'Designer’ stem cells could open door to cancer treatments
Using computer-generated protein inserted into stem cells, scientists at the University of Washington (UW) in Seattle recently found they could change the cells’ epigenetic (non-genetically sourced) memory, potentially leading to progress in the treatment of cancer and aging-related issues.
Describing their research results in the PNAS journal, the UW team was able to demonstrate that the synthetic protein could alter stem cells’ memory, the study’s senior author, Hannele Ruohola-Baker, who serves as associate director of the Institute for Stem Cell and Regenerative Medicine (ISCRM) at UW-Seattle, said in a posting on the UW Health Sciences' Newsbeat website.
ISCRM fellow Shiri Levy described the discovery as a game-changer, saying in the posting that the breakthrough “could change the fate of stem cells that we would like to use in regenerative medicine.”

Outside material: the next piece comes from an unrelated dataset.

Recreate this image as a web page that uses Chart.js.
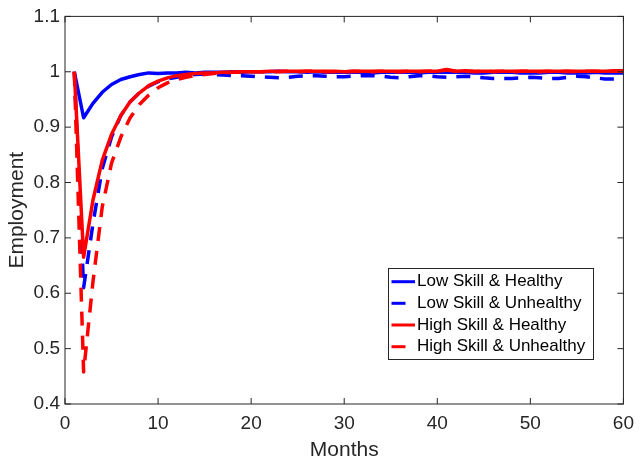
<!DOCTYPE html>
<html>
<head>
<meta charset="utf-8">
<script src="https://cdn.jsdelivr.net/npm/chart.js@4.4.0/dist/chart.umd.min.js"></script>
<style>
  html, body { margin: 0; padding: 0; background: #fff; }
  #chart { display: block; }
</style>
</head>
<body>
<canvas id="chart" width="642" height="461"></canvas>
<script>
// --- Data ---
const months = [1, 2, 3, 4, 5, 6, 7, 8, 9, 10, 11, 12, 13, 14, 15, 16, 17, 18, 19, 20,
  21, 22, 23, 24, 25, 26, 27, 28, 29, 30, 31, 32, 33, 34, 35, 36, 37, 38, 39, 40,
  41, 42, 43, 44, 45, 46, 47, 48, 49, 50, 51, 52, 53, 54, 55, 56, 57, 58, 59, 60];

const lowHealthy = [1.000, 0.917, 0.943, 0.963, 0.977, 0.986, 0.991, 0.995, 0.998, 0.997,
  0.998, 0.998, 0.999, 0.998, 0.999, 0.999, 0.999, 1.000, 0.999, 1.000,
  1.000, 1.000, 1.001, 1.000, 1.000, 0.999, 1.000, 0.999, 0.999, 0.999,
  0.999, 0.999, 0.998, 0.999, 0.999, 0.999, 0.999, 0.998, 0.999, 0.999,
  0.999, 0.999, 0.999, 0.998, 0.998, 0.999, 0.999, 0.999, 0.998, 0.998,
  0.998, 0.999, 0.999, 0.998, 0.998, 0.998, 0.999, 0.998, 0.998, 0.998];

const lowUnhealthy = [1.000, 0.610, 0.725, 0.825, 0.882, 0.921, 0.946, 0.962, 0.974, 0.982,
  0.987, 0.990, 0.993, 0.995, 0.996, 0.995, 0.994, 0.993, 0.993, 0.992,
  0.991, 0.990, 0.989, 0.990, 0.992, 0.993, 0.993, 0.992, 0.991, 0.991,
  0.992, 0.993, 0.993, 0.992, 0.990, 0.989, 0.991, 0.993, 0.993, 0.991,
  0.990, 0.991, 0.992, 0.991, 0.989, 0.988, 0.988, 0.988, 0.989, 0.990,
  0.989, 0.988, 0.988, 0.990, 0.992, 0.991, 0.989, 0.987, 0.987, 0.987];

const highHealthy = [1.000, 0.665, 0.768, 0.840, 0.887, 0.921, 0.946, 0.962, 0.975, 0.983,
  0.989, 0.993, 0.995, 0.997, 0.998, 0.998, 0.999, 0.999, 1.000, 1.000,
  1.000, 1.001, 1.001, 1.001, 1.001, 1.001, 1.001, 1.001, 1.001, 1.000,
  1.001, 1.001, 1.001, 1.001, 1.001, 1.001, 1.001, 1.001, 1.001, 1.001,
  1.004, 1.001, 1.002, 1.001, 1.001, 1.001, 1.001, 1.001, 1.001, 1.001,
  1.001, 1.001, 1.001, 1.001, 1.001, 1.001, 1.001, 1.001, 1.002, 1.002];

const highUnhealthy = [1.000, 0.458, 0.620, 0.756, 0.835, 0.882, 0.917, 0.941, 0.958, 0.971,
  0.980, 0.986, 0.990, 0.993, 0.995, 0.997, 0.998, 0.999, 0.999, 1.000,
  1.000, 1.000, 1.000, 1.001, 1.000, 1.001, 1.001, 1.000, 1.000, 1.000,
  1.001, 1.000, 1.000, 1.001, 1.000, 1.000, 1.001, 1.000, 1.001, 1.001,
  1.003, 1.001, 1.001, 1.000, 1.001, 1.000, 1.001, 1.000, 1.001, 1.001,
  1.000, 1.001, 1.000, 1.001, 1.000, 1.001, 1.001, 1.000, 1.001, 1.001];

const xTicks = [0, 10, 20, 30, 40, 50, 60];
const yTicks = [0.4, 0.5, 0.6, 0.7, 0.8, 0.9, 1, 1.1];

const seriesLabels = ['Low Skill & Healthy', 'Low Skill & Unhealthy', 'High Skill & Healthy', 'High Skill & Unhealthy'];

const BLUE = '#0000ff';
const RED = '#ff0000';
const AXIS = '#262626';
const DASH = [14, 10];
const FONT = '"Liberation Sans", Arial, Helvetica, sans-serif';

function toPoints(values) {
  return values.map((v, i) => ({ x: months[i], y: v }));
}

// --- Box, inward ticks, axis titles and legend ---
const framePlugin = {
  id: 'frame',
  afterDatasetsDraw(chart) {
    const { ctx, chartArea: a, scales } = chart;
    const tl = 6;
    ctx.save();
    ctx.strokeStyle = AXIS;
    ctx.lineWidth = 1;
    ctx.setLineDash([]);
    ctx.strokeRect(a.left, a.top, a.right - a.left, a.bottom - a.top);
    ctx.beginPath();
    xTicks.forEach(t => {
      const x = scales.x.getPixelForValue(t);
      ctx.moveTo(x, a.bottom); ctx.lineTo(x, a.bottom - tl);
      ctx.moveTo(x, a.top); ctx.lineTo(x, a.top + tl);
    });
    yTicks.forEach(t => {
      const y = scales.y.getPixelForValue(t);
      ctx.moveTo(a.left, y); ctx.lineTo(a.left + tl, y);
      ctx.moveTo(a.right, y); ctx.lineTo(a.right - tl, y);
    });
    ctx.stroke();

    // axis titles
    ctx.fillStyle = AXIS;
    ctx.font = '21px ' + FONT;
    ctx.textAlign = 'center';
    ctx.textBaseline = 'middle';
    ctx.fillText('Months', (a.left + a.right) / 2, 450);
    ctx.save();
    ctx.translate(17.5, (a.top + a.bottom) / 2);
    ctx.rotate(-Math.PI / 2);
    ctx.fillText('Employment', 0, 0);
    ctx.restore();

    // legend
    const lx = 388.5, ly = 268.5, lw = 205, lh = 91;
    ctx.fillStyle = '#fff';
    ctx.fillRect(lx, ly, lw, lh);
    ctx.strokeStyle = AXIS;
    ctx.strokeRect(lx, ly, lw, lh);
    ctx.font = '17px ' + FONT;
    ctx.textAlign = 'left';
    ctx.textBaseline = 'middle';
    const rowY = [281.7, 303.3, 325, 346.7];
    chart.data.datasets.forEach((ds, i) => {
      const y = rowY[i];
      ctx.strokeStyle = ds.borderColor;
      ctx.lineWidth = 3;
      ctx.setLineDash(ds.borderDash || []);
      ctx.beginPath();
      ctx.moveTo(391.5, y);
      ctx.lineTo(415, y);
      ctx.stroke();
      ctx.setLineDash([]);
      ctx.fillStyle = '#000';
      ctx.fillText(ds.label, 417, y);
    });
    ctx.restore();
  }
};

const lineStyle = {
  borderWidth: 3.5,
  pointRadius: 0,
  tension: 0,
  fill: false,
  borderJoinStyle: 'round',
  borderCapStyle: 'butt'
};

new Chart(document.getElementById('chart'), {
  type: 'line',
  data: {
    datasets: [
      { ...lineStyle, label: seriesLabels[0], data: toPoints(lowHealthy), borderColor: BLUE, order: 4 },
      { ...lineStyle, label: seriesLabels[1], data: toPoints(lowUnhealthy), borderColor: BLUE, borderDash: DASH, order: 3 },
      { ...lineStyle, label: seriesLabels[2], data: toPoints(highHealthy), borderColor: RED, order: 2 },
      { ...lineStyle, label: seriesLabels[3], data: toPoints(highUnhealthy), borderColor: RED, borderDash: DASH, order: 1 }
    ]
  },
  options: {
    responsive: false,
    animation: false,
    devicePixelRatio: 1,
    layout: { padding: { top: 14.5, right: 13, left: 0, bottom: 0 } },
    scales: {
      x: {
        type: 'linear',
        min: 0,
        max: 60,
        afterBuildTicks: s => { s.ticks = xTicks.map(v => ({ value: v })); },
        ticks: { color: AXIS, font: { size: 19, family: FONT }, padding: 8, maxRotation: 0 },
        grid: { display: false, drawTicks: false },
        border: { display: false },
        afterFit: s => { s.height = 57; }
      },
      y: {
        type: 'linear',
        min: 0.4,
        max: 1.1,
        afterBuildTicks: s => { s.ticks = yTicks.map(v => ({ value: v })); },
        ticks: { color: AXIS, font: { size: 19, family: FONT }, padding: 5, callback: v => String(+v.toFixed(1)) },
        grid: { display: false, drawTicks: false },
        border: { display: false },
        afterFit: s => { s.width = 65; }
      }
    },
    plugins: {
      legend: { display: false },
      tooltip: { enabled: false }
    }
  },
  plugins: [framePlugin]
});
</script>
</body>
</html>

All human body tissue derives from embryonic stem cells; the cells’ epigenetic memory controls how they develop, with proteins performing the bulk of the “work” inside the cells. It’s when cell division goes awry that cancer or other serious health concerns emerge; the scientists’ hope is that future computer-generated proteins can hinder chromosomal memory and be inserted into embryonic stem cells as needed.
“This process will help us understand what is going on in cancer and aging,” David Baker, who leads the UW Institute for Protein Design, said in the posting.